§ Data block:
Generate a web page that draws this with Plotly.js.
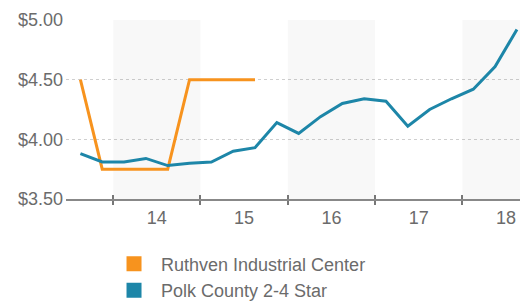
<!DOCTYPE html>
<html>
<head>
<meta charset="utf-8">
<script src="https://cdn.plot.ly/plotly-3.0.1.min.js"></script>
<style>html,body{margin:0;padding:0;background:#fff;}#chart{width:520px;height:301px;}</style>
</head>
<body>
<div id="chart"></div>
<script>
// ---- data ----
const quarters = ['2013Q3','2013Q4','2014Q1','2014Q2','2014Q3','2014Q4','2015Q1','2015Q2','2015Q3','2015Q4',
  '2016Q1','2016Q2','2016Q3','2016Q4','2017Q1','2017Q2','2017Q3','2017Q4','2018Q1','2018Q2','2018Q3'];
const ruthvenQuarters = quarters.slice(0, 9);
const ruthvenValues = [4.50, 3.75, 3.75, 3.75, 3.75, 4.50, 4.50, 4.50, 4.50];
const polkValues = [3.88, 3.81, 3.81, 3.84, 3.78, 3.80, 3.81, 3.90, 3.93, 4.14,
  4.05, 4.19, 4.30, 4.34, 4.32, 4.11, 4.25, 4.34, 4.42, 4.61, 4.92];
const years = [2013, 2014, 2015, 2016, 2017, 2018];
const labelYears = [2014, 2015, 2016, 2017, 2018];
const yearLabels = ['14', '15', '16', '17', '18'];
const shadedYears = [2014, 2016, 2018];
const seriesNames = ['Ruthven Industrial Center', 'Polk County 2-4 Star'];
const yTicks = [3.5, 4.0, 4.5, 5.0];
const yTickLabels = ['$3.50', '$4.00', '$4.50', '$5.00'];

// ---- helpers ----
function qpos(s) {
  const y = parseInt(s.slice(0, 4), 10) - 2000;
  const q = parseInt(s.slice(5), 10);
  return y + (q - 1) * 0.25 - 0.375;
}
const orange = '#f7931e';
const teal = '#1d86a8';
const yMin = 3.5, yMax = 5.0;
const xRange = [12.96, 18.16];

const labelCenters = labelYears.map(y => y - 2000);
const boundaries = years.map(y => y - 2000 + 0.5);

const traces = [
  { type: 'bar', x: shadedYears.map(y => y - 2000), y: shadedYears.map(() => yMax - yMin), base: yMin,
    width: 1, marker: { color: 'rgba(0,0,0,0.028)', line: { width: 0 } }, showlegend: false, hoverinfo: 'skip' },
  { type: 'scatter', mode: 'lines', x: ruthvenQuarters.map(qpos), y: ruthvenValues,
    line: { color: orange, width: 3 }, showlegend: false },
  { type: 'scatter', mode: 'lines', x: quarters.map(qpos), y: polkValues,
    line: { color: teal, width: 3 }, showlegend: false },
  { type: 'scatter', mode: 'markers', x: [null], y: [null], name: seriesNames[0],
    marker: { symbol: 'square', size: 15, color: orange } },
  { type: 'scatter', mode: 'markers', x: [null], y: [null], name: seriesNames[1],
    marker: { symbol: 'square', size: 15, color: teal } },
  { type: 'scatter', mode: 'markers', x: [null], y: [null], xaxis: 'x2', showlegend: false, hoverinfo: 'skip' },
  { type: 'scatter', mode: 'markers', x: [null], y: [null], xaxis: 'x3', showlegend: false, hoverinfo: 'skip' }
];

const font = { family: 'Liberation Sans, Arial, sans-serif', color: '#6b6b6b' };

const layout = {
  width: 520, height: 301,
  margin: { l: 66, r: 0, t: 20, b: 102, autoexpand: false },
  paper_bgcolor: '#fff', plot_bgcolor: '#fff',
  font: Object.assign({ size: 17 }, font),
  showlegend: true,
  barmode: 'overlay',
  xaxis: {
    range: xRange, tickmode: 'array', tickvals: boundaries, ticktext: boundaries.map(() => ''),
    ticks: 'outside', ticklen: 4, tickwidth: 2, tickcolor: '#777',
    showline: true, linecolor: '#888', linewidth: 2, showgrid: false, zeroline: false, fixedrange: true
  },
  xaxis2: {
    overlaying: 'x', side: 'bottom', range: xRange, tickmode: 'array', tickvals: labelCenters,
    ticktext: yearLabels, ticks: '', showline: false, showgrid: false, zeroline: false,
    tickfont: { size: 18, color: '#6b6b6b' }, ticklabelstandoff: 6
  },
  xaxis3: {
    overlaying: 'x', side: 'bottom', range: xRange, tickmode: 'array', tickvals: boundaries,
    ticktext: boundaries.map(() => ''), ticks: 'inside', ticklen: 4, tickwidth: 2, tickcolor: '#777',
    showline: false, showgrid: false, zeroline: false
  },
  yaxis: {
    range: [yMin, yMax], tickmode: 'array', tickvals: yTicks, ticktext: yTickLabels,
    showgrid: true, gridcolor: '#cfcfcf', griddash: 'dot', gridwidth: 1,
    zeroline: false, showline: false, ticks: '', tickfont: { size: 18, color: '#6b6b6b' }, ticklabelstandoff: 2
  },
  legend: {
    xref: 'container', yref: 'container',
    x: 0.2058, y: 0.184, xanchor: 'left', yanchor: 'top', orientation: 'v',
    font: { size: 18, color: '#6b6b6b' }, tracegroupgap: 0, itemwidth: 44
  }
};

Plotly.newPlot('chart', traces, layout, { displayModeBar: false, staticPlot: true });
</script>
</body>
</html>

§ Task to complete: Leave out any pictures and return exactly the lines from the beginning of the data through the line with "const yTickLabels = ['$3.50', '$4.00', '$4.50', '$5.00'];", inclusive.

§ The response:
Generate a web page that draws this with Plotly.js.
<!DOCTYPE html>
<html>
<head>
<meta charset="utf-8">
<script src="https://cdn.plot.ly/plotly-3.0.1.min.js"></script>
<style>html,body{margin:0;padding:0;background:#fff;}#chart{width:520px;height:301px;}</style>
</head>
<body>
<div id="chart"></div>
<script>
// ---- data ----
const quarters = ['2013Q3','2013Q4','2014Q1','2014Q2','2014Q3','2014Q4','2015Q1','2015Q2','2015Q3','2015Q4',
  '2016Q1','2016Q2','2016Q3','2016Q4','2017Q1','2017Q2','2017Q3','2017Q4','2018Q1','2018Q2','2018Q3'];
const ruthvenQuarters = quarters.slice(0, 9);
const ruthvenValues = [4.50, 3.75, 3.75, 3.75, 3.75, 4.50, 4.50, 4.50, 4.50];
const polkValues = [3.88, 3.81, 3.81, 3.84, 3.78, 3.80, 3.81, 3.90, 3.93, 4.14,
  4.05, 4.19, 4.30, 4.34, 4.32, 4.11, 4.25, 4.34, 4.42, 4.61, 4.92];
const years = [2013, 2014, 2015, 2016, 2017, 2018];
const labelYears = [2014, 2015, 2016, 2017, 2018];
const yearLabels = ['14', '15', '16', '17', '18'];
const shadedYears = [2014, 2016, 2018];
const seriesNames = ['Ruthven Industrial Center', 'Polk County 2-4 Star'];
const yTicks = [3.5, 4.0, 4.5, 5.0];
const yTickLabels = ['$3.50', '$4.00', '$4.50', '$5.00'];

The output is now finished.